■ TASK ■
Copy out exactly the lines from the one holding "Emit a Python" through the one holding "from matplotlib.patches import Rectangle", ends included; omit images.

■ PROVIDED ENTRIES ■
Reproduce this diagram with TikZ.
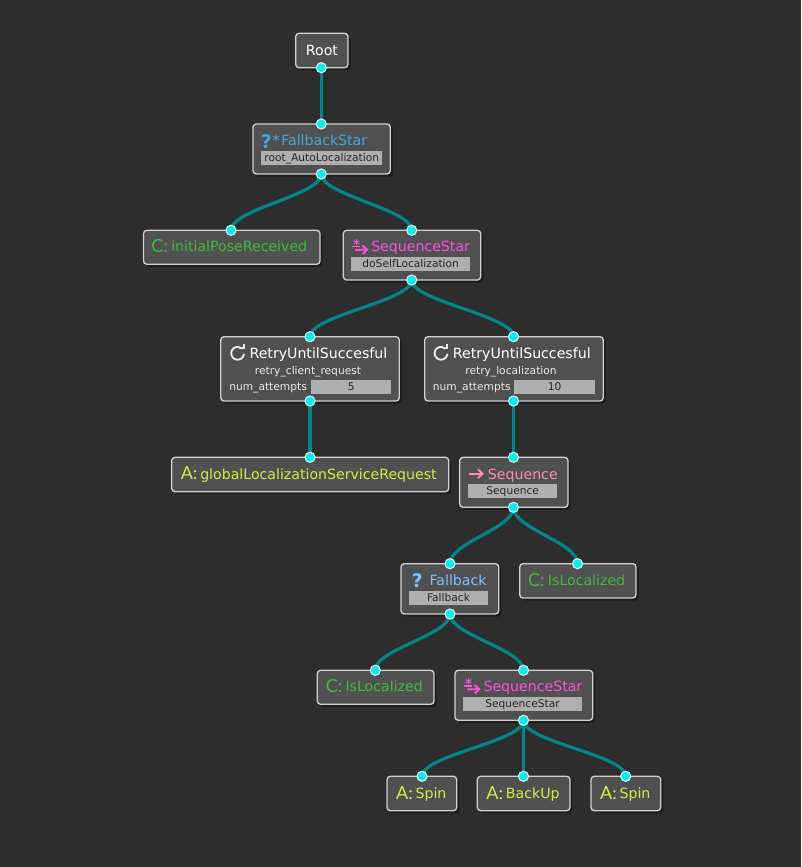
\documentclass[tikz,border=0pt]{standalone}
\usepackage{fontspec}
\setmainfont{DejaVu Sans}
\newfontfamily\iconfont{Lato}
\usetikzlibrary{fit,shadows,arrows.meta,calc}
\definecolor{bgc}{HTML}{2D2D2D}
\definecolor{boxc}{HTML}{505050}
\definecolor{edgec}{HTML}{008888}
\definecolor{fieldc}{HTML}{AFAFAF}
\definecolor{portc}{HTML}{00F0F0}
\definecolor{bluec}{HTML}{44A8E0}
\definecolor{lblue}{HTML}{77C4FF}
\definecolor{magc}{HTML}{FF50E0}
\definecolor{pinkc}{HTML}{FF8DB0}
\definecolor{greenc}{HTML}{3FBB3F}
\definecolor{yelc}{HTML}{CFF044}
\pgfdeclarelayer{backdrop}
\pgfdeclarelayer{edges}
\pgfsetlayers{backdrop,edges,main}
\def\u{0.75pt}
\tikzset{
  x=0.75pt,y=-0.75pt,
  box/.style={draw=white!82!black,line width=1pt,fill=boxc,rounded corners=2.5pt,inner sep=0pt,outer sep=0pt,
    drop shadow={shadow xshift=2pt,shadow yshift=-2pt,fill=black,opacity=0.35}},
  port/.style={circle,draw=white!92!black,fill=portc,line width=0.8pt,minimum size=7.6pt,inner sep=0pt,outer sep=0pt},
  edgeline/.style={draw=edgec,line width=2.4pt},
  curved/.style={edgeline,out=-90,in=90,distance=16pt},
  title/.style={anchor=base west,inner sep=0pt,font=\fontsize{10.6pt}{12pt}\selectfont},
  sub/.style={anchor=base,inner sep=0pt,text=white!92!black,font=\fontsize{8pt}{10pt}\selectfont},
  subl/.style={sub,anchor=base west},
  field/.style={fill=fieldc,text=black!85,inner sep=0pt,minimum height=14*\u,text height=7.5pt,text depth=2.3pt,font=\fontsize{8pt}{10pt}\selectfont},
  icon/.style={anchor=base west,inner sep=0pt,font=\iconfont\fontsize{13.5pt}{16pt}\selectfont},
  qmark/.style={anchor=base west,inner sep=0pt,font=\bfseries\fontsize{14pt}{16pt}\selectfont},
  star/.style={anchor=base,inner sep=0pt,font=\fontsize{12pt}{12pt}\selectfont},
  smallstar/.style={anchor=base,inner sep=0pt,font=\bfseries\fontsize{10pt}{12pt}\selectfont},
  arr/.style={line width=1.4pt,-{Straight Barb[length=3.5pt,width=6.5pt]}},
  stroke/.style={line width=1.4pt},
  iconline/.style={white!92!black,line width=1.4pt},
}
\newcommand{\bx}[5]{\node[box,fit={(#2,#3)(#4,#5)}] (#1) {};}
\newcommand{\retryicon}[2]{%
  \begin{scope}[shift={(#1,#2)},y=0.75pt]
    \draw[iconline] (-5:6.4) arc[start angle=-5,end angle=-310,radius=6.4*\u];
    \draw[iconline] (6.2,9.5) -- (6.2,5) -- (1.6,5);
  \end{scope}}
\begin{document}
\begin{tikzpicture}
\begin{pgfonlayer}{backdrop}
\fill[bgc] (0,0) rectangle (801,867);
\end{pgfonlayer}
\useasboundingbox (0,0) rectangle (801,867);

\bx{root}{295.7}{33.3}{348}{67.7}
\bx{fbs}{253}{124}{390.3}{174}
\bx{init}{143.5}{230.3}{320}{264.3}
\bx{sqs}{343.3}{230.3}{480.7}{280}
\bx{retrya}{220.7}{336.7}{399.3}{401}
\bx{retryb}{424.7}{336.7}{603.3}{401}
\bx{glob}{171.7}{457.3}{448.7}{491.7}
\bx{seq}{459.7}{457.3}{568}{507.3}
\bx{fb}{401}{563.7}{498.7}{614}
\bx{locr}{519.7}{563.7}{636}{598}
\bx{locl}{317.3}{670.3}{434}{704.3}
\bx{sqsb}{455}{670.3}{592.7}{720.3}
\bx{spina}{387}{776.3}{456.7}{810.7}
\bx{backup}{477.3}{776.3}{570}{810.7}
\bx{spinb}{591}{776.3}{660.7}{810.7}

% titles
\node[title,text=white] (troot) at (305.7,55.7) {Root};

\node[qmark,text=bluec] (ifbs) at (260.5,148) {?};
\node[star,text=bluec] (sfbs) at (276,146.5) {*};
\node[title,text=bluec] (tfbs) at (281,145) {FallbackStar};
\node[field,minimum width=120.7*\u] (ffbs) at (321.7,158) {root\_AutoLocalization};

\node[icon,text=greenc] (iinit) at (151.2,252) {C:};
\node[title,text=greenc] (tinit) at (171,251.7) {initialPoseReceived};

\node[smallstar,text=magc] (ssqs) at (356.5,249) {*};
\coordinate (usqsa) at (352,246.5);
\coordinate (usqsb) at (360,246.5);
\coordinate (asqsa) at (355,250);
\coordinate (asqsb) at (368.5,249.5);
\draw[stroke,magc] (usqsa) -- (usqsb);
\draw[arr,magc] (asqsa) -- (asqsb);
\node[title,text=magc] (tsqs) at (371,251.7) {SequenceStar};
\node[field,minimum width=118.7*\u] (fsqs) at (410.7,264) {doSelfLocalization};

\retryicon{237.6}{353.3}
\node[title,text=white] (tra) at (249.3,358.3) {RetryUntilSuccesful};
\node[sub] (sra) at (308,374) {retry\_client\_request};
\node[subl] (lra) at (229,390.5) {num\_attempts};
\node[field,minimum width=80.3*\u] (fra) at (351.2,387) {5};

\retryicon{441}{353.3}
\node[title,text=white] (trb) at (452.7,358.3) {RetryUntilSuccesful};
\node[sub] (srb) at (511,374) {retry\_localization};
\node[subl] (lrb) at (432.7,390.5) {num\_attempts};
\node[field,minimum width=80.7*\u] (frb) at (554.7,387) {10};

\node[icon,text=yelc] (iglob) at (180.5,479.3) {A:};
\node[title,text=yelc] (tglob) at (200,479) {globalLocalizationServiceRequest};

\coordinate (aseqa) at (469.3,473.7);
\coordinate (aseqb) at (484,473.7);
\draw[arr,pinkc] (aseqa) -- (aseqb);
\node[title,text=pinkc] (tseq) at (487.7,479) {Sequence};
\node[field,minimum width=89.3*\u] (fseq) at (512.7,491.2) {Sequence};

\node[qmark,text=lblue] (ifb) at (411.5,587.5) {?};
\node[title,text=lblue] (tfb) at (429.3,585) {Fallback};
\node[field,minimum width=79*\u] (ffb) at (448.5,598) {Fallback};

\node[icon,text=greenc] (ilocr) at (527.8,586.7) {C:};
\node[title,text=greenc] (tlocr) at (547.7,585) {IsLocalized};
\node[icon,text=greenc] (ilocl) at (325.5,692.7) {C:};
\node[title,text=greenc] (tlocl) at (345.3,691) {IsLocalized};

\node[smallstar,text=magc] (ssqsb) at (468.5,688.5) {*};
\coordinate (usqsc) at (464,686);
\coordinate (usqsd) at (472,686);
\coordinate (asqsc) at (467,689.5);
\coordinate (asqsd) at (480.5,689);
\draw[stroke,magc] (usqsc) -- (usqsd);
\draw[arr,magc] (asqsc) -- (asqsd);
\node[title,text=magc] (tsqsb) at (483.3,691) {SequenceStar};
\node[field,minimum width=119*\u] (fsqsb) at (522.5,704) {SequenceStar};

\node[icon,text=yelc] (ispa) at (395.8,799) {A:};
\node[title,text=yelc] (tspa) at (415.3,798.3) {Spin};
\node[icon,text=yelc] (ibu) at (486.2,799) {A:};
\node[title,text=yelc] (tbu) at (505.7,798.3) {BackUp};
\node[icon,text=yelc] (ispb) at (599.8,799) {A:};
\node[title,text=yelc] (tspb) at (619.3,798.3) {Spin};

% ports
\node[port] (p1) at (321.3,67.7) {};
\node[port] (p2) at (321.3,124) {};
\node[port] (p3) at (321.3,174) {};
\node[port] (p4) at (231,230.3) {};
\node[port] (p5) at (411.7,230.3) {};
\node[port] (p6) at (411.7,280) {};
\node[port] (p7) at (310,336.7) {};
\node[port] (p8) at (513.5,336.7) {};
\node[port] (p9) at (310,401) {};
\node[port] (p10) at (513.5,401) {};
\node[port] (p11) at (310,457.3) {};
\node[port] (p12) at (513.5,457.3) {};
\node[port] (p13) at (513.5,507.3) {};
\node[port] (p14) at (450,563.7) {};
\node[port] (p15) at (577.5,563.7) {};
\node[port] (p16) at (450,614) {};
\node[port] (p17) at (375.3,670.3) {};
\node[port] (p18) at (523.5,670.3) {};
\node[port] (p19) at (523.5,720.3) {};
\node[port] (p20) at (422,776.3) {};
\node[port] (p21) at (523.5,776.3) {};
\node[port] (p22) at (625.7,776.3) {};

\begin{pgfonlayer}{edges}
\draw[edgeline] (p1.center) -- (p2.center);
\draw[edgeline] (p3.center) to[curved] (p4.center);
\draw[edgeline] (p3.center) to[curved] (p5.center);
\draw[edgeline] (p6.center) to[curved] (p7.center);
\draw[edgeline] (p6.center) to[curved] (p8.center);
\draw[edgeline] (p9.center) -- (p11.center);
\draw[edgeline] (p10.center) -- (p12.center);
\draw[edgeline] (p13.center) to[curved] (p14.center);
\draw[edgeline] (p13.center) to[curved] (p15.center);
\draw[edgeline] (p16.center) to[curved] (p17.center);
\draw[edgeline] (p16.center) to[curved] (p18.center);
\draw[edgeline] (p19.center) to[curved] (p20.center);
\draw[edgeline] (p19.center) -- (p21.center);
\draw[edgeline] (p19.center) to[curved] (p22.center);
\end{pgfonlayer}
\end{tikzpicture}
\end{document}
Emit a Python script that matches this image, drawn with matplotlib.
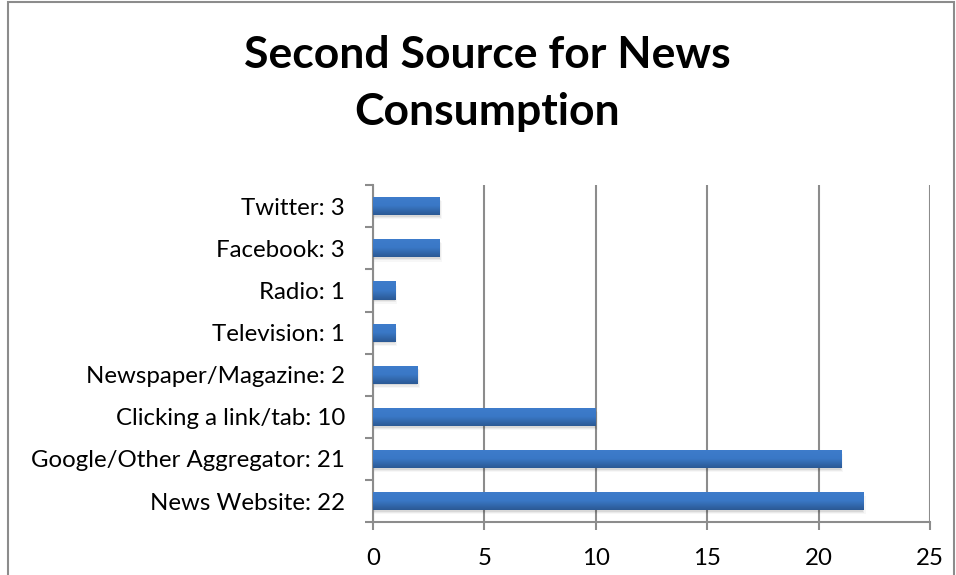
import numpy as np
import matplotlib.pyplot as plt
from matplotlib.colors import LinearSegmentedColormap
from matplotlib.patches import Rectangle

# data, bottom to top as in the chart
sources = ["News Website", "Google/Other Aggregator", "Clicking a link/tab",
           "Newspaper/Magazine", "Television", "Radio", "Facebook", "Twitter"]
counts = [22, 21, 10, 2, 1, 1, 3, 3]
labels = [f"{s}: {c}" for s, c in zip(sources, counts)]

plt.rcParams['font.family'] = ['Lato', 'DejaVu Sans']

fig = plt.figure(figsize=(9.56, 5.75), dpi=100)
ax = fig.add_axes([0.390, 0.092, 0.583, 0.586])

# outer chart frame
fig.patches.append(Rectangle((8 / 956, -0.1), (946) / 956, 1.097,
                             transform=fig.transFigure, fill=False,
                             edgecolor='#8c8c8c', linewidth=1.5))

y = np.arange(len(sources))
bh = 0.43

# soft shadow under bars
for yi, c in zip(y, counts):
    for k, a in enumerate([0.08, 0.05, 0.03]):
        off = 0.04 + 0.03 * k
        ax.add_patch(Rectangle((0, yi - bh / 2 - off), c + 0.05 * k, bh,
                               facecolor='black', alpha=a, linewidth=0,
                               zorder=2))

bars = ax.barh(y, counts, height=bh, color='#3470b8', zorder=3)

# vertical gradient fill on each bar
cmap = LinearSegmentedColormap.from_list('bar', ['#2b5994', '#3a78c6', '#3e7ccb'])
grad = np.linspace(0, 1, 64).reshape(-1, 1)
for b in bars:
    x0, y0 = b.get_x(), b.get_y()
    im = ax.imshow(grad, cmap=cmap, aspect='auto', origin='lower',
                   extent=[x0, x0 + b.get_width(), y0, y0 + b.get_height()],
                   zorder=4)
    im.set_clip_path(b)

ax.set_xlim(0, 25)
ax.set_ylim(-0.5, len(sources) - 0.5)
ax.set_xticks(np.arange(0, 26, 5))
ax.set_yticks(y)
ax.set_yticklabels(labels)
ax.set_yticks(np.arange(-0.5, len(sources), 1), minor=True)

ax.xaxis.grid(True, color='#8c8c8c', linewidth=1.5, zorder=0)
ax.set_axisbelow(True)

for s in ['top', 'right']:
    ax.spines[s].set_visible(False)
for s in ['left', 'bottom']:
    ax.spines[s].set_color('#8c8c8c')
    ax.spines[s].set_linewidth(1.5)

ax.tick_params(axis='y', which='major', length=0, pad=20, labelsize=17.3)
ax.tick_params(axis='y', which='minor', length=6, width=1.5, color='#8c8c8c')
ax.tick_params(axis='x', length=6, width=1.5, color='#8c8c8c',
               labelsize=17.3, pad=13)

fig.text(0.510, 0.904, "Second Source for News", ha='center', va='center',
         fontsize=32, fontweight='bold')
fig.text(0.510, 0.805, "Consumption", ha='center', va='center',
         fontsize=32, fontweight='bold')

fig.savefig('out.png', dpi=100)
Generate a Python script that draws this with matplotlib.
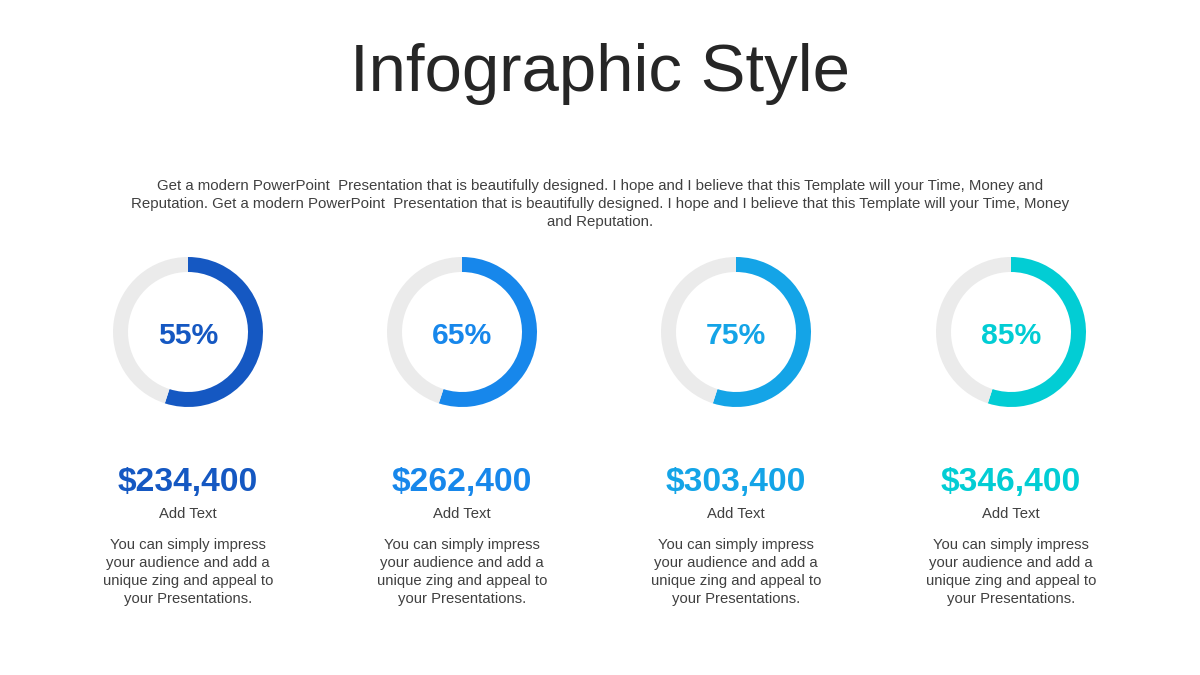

■ WRITTEN SOLUTION ■
Emit a Python script that matches this image, drawn with matplotlib.
import numpy as np
import matplotlib.pyplot as plt
from matplotlib.colors import LinearSegmentedColormap
from matplotlib.patches import Rectangle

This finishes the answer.